Summa Teologica - I-II |
Pare che possa esistere una virtù morale senza alcuna passione.
1. Quanto più una virtù morale è perfetta, tanto più vince le passioni.
Una volta quindi giunta alla sua perfezione deve essere totalmente priva di passioni.
2. Una cosa è perfetta quando è lontana dal suo contrario, ed è priva di ciò che la inclina verso di esso.
Ma le passioni inclinano al peccato, che è il contrario della virtù: infatti S. Paolo [ Rm 7,5 ] le chiama « passioni peccaminose ».
Quindi le virtù perfette escludono del tutto le passioni.
3. Mediante la virtù, al dire di S. Agostino [ De mor.
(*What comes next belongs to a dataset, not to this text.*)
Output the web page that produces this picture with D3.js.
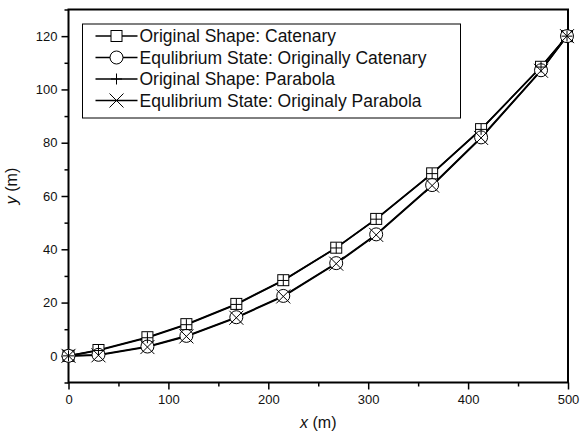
<!DOCTYPE html>
<html>
<head>
<meta charset="utf-8">
<script src="https://cdn.jsdelivr.net/npm/d3@7"></script>
<style>
  body { margin: 0; background: #fff; }
  svg { font-family: "Liberation Sans", Arial, sans-serif; }
</style>
</head>
<body>
<svg id="chart"></svg>
<script>
// positions along the span (m)
let xPos = [0, 30, 79, 118, 168, 215, 268, 308, 364, 413, 473, 499];

// heights (m)
let origCatenary = [0, 2.2, 7.0, 11.9, 19.5, 28.4, 40.6, 51.4, 68.5, 85.1, 108.5, 120];
let equilCatenary = [0, 0.4, 3.5, 7.5, 14.5, 22.5, 34.8, 45.6, 64.1, 82.0, 107.2, 120];
let origParabola = [0, 2.0, 6.8, 11.7, 19.3, 28.3, 40.5, 51.3, 68.4, 85.0, 108.4, 120];
let equilParabola = [0, 0.2, 3.3, 7.3, 14.3, 22.3, 34.6, 45.4, 63.9, 81.8, 107.0, 120];

let seriesNames = [
    'Original Shape: Catenary',
    'Equlibrium State: Originally Catenary',
    'Original Shape: Parabola',
    'Equlibrium State: Originaly Parabola'
];
let seriesMarkers = ['square', 'circle', 'plus', 'cross'];

let xTicks = [0, 100, 200, 300, 400, 500];
let yTicks = [0, 20, 40, 60, 80, 100, 120];

let margin = {top: 9.5, right: 12, bottom: 54.5, left: 68.5};
let width = 580 - margin.left - margin.right;
let height = 437 - margin.top - margin.bottom;

let svg = d3.select('#chart')
    .attr('width', 580)
    .attr('height', 437)
    .append('g')
    .attr('transform', 'translate(' + margin.left + ',' + margin.top + ')');

let xScale = d3.scaleLinear().domain([0, 500]).range([0, width]);
let yScale = d3.scaleLinear().domain([-10, 130]).range([height, 0]);

// minor ticks first
svg.append('g')
    .attr('transform', 'translate(0,' + height + ')')
    .call(d3.axisBottom(xScale).tickValues(d3.range(50, 500, 100)).tickSize(4).tickFormat(''))
    .call(g => g.select('.domain').remove());
svg.append('g')
    .call(d3.axisLeft(yScale).tickValues(d3.range(-10, 131, 20)).tickSize(4).tickFormat(''))
    .call(g => g.select('.domain').remove());

let xAxis = svg.append('g')
    .attr('transform', 'translate(0,' + height + ')')
    .call(d3.axisBottom(xScale).tickValues(xTicks).tickSize(7).tickPadding(5));
let yAxis = svg.append('g')
    .call(d3.axisLeft(yScale).tickValues(yTicks).tickSize(7).tickPadding(4));

svg.selectAll('.tick line').attr('stroke', '#000').attr('stroke-width', 1.5);
svg.selectAll('.domain').remove();
svg.selectAll('.tick text')
    .attr('fill', '#111')
    .style('font-size', '13px')
    .style('font-family', '"Liberation Sans", Arial, sans-serif');

// frame
svg.append('rect')
    .attr('width', width)
    .attr('height', height)
    .attr('fill', 'none')
    .attr('stroke', '#000')
    .attr('stroke-width', 2);

// axis titles
let xTitle = svg.append('text')
    .attr('x', width / 2)
    .attr('y', height + 45)
    .attr('text-anchor', 'middle')
    .style('font-size', '16px')
    .attr('fill', '#111');
xTitle.append('tspan').style('font-style', 'italic').text('x');
xTitle.append('tspan').text('  (m)');

let yTitle = svg.append('text')
    .attr('transform', 'translate(' + (-52) + ',' + (yScale(60) - 10) + ') rotate(-90)')
    .attr('text-anchor', 'middle')
    .style('font-size', '16px')
    .attr('fill', '#111');
yTitle.append('tspan').style('font-style', 'italic').text('y');
yTitle.append('tspan').text('  (m)');

let allSeries = [origCatenary, equilCatenary, origParabola, equilParabola];

let line = d3.line()
    .x(function (d, i) { return xScale(xPos[i]); })
    .y(function (d) { return yScale(d); });

allSeries.forEach(function (vals) {
    svg.append('path')
        .datum(vals)
        .attr('d', line)
        .attr('fill', 'none')
        .attr('stroke', '#000')
        .attr('stroke-width', 1.6);
});

function drawMarker(g, type, cx, cy) {
    if (type === 'square') {
        g.append('rect')
            .attr('x', cx - 5.5).attr('y', cy - 5.5)
            .attr('width', 11).attr('height', 11)
            .attr('fill', '#fff').attr('stroke', '#000').attr('stroke-width', 1);
    } else if (type === 'circle') {
        g.append('circle')
            .attr('cx', cx).attr('cy', cy).attr('r', 6.5)
            .attr('fill', '#fff').attr('stroke', '#000').attr('stroke-width', 1);
    } else if (type === 'plus') {
        g.append('path')
            .attr('d', 'M' + (cx - 5.5) + ',' + cy + 'H' + (cx + 5.5) + 'M' + cx + ',' + (cy - 5.5) + 'V' + (cy + 5.5))
            .attr('stroke', '#000').attr('stroke-width', 1);
    } else {
        g.append('path')
            .attr('d', 'M' + (cx - 7) + ',' + (cy - 7) + 'L' + (cx + 7) + ',' + (cy + 7) +
                'M' + (cx - 7) + ',' + (cy + 7) + 'L' + (cx + 7) + ',' + (cy - 7))
            .attr('stroke', '#000').attr('stroke-width', 1);
    }
}

allSeries.forEach(function (vals, s) {
    let g = svg.append('g');
    vals.forEach(function (v, i) {
        drawMarker(g, seriesMarkers[s], xScale(xPos[i]), yScale(v));
    });
});

// legend
let legend = svg.append('g').attr('transform', 'translate(14,14.5)');
legend.append('rect')
    .attr('width', 378)
    .attr('height', 94)
    .attr('fill', '#fff')
    .attr('stroke', '#000')
    .attr('stroke-width', 1);

seriesNames.forEach(function (name, i) {
    let cy = 12 + i * 21.5;
    let row = legend.append('g');
    row.append('line')
        .attr('x1', 13).attr('x2', 55)
        .attr('y1', cy).attr('y2', cy)
        .attr('stroke', '#000').attr('stroke-width', 1.6);
    drawMarker(row, seriesMarkers[i], 34, cy);
    row.append('text')
        .attr('x', 57)
        .attr('y', cy + 6.3)
        .style('font-size', '17.5px')
        .attr('fill', '#111')
        .text(name);
});
</script>
</body>
</html>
Eccl. cc. 6,11,13 ], ci rendiamo conformi a Dio.
Ma Dio compie tutto senza passione.
Quindi una virtù perfettissima è incompatibile con qualsiasi passione.
Aristotele [ Ethic. 1,8 ] nota che « non c'è un uomo giusto il quale non goda di un'azione giusta ».
Ma la gioia è una passione.
Perciò la giustizia non può esistere senza una passione.
E molto meno le altre virtù.
Se chiamiamo passioni gli affetti disordinati, come facevano gli Stoici [ cf. a. 2 ], allora è chiaro che la virtù perfetta deve essere senza passioni.
- Se invece chiamiamo passioni tutti i moti dell'appetito sensitivo, allora è evidente che le virtù morali aventi nelle passioni la loro materia non possono esistere senza di esse.
E la ragione è che altrimenti la virtù morale renderebbe l'appetito sensitivo del tutto inerte.
Ora, non è compito delle virtù privare dei loro atti le potenze sottoposte alla ragione, ma le virtù hanno piuttosto il compito di promuoverne l'esercizio per eseguire il comando della ragione.
Come quindi la virtù ordina le membra del corpo agli atti esterni dovuti, così ordina l'appetito sensitivo ai moti rispettivi ben ordinati.
Le virtù morali invece che riguardano non le passioni, ma le operazioni [ della volontà ], possono anche essere senza passioni ( tale è, p. es., la virtù della giustizia ): poiché esse applicano la volontà al proprio atto, che non è una passione.
Tuttavia l'atto della giustizia è seguito da una gioia, nella volontà almeno, che non è una passione, ma che se aumenta per la perfezione della giustizia ridonderà fino all'appetito sensitivo, in base alla dipendenza del moto delle facoltà inferiori da quello delle facoltà superiori, secondo quanto abbiamo già visto [ q. 17, a. 7; q. 24, a. 3 ].
E per tale ridondanza quanto più una virtù è perfetta, tanto più causa la passione.
1. La virtù vince le passioni disordinate; quelle ben regolate invece le produce.
2. Le passioni portano al peccato se sono disordinate, non se sono moderate.
3. In ogni essere il bene va considerato secondo la condizione della sua natura.
Ora, in Dio e negli angeli non esiste, come invece esiste nell'uomo, l'appetito sensitivo.
Perciò il ben operare di Dio e degli angeli è del tutto senza passione, come è anche senza il concorso del corpo; invece il ben operare dell'uomo è accompagnato dalle passioni, come anche dall'aiuto del corpo.